Extragradient Method for $(L_0, L_1)$-Lipschitz Root-finding Problems

TL;DR

This paper extends the extragradient method to $(L_0, L_1)$-Lipschitz root-finding problems, providing new convergence guarantees and demonstrating its effectiveness through experiments in modern machine learning contexts.

Contribution

It introduces a novel step size strategy for the extragradient method under the relaxed $(L_0, L_1)$-Lipschitz condition, with proven convergence rates and local guarantees.

Findings

Sublinear convergence for monotone operators

Linear convergence for strongly monotone operators

Experimental validation of step size effectiveness

Abstract

Introduced by Korpelevich in 1976, the extragradient method (EG) has become a cornerstone technique for solving min-max optimization, root-finding problems, and variational inequalities (VIs). Despite its longstanding presence and significant attention within the optimization community, most works focusing on understanding its convergence guarantees assume the strong L-Lipschitz condition. In this work, building on the proposed assumptions by Zhang et al. [2024b] for minimization and Vankov et al.[2024] for VIs, we focus on the more relaxed $\alpha$-symmetric $(L_0, L_1)$-Lipschitz condition. This condition generalizes the standard Lipschitz assumption by allowing the Lipschitz constant to scale with the operator norm, providing a more refined characterization of problem structures in modern machine learning.
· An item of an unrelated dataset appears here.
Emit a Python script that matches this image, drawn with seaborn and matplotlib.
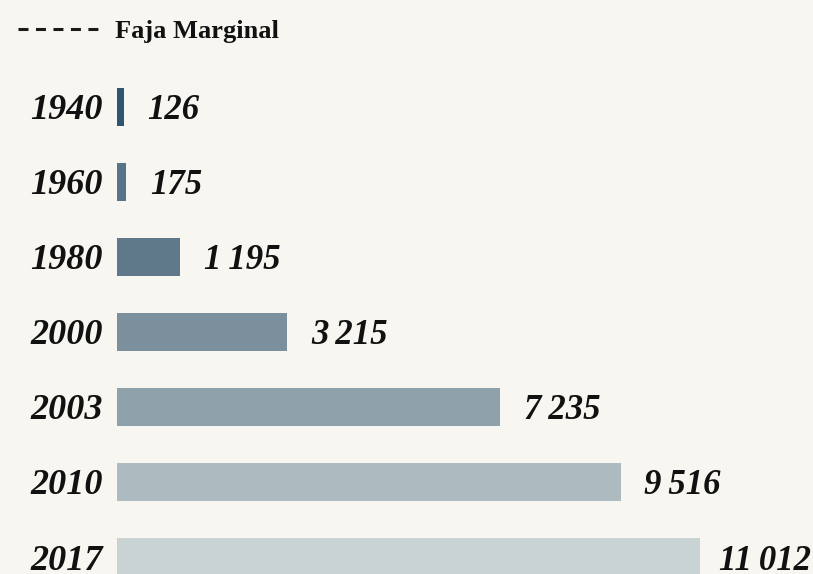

Under the $\alpha$-symmetric $(L_0, L_1)$-Lipschitz condition, we propose a novel step size strategy for EG to solve root-finding problems and establish sublinear convergence rates for monotone operators and linear convergence rates for strongly monotone operators. Additionally, we prove local convergence guarantees for weak Minty operators. We supplement our analysis with experiments validating our theory and demonstrating the effectiveness and robustness of the proposed step sizes for EG.